Hi,
is there already a implemented function, which computes the second derivatives of the shape function at a given point?
I am working with PDEs of higher-order and therefore need high order derivates of the used ansatz functions. I tried to combine the shape_divergence with shape_gradient function, but failed so far.
A closer look at shape_gradient and shape_divergence reveals, that it just calls cv.dNdx[basefunc, q_point] and shape_divergence is sum(cv.dNdx[basefunc, q_point]). These values are a combination of cv.dNdξ and the inverse of the jacobian. The first is a precomputed value (only depends on the gauss point location) and the latter is computed in reinit! for each cell.
So ideally, you’d like to subtype CellValues and extend it with dNdx² and dNdξ² which saves the second order derivative information at a given gauss point.

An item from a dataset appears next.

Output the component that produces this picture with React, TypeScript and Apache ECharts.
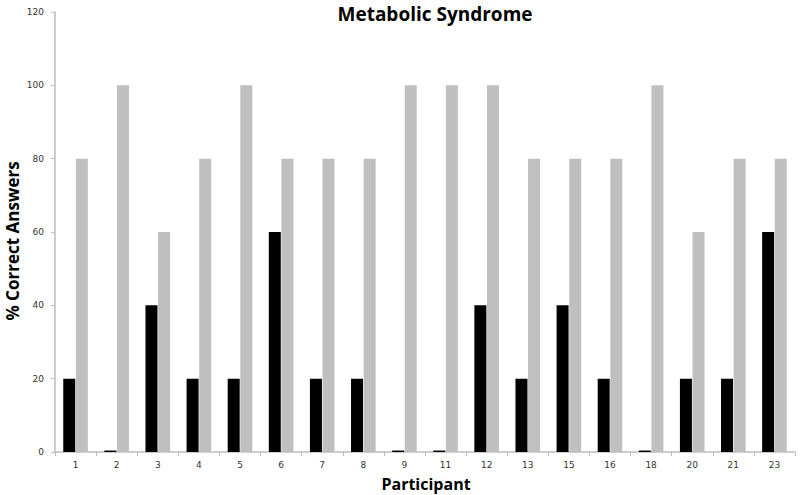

you’d need to specify a constructor, something like: https://github.com/KristofferC/JuAFEM.jl/blob/master/src/FEValues/cell_values.jl#L99-L141
https://github.com/KristofferC/JuAFEM.jl/blob/master/src/FEValues/cell_values.jl#L120 this line would need to be changed to something like
dNdξ²_temp, dNdξ_temp, N_temp = hessian(ξ -> value(func_interpol, basefunc, ξ), ξ, :all)
and further implement a reinit! that updates the cv.dNdx² in the same fashion cv.dNdx is updated here: https://github.com/KristofferC/JuAFEM.jl/blob/master/src/FEValues/cell_values.jl#L143-L164
The basis functions may be only continuous. Then if we differentiate, the derivatives have inter-element jumps, which CANNOT be differentiated through again.
Thank you.
I actually had the same idea but I thought maybe someone already implemented something similiar.
To avoid the differentiation problem I would work with Splines, so normally with high order Basis.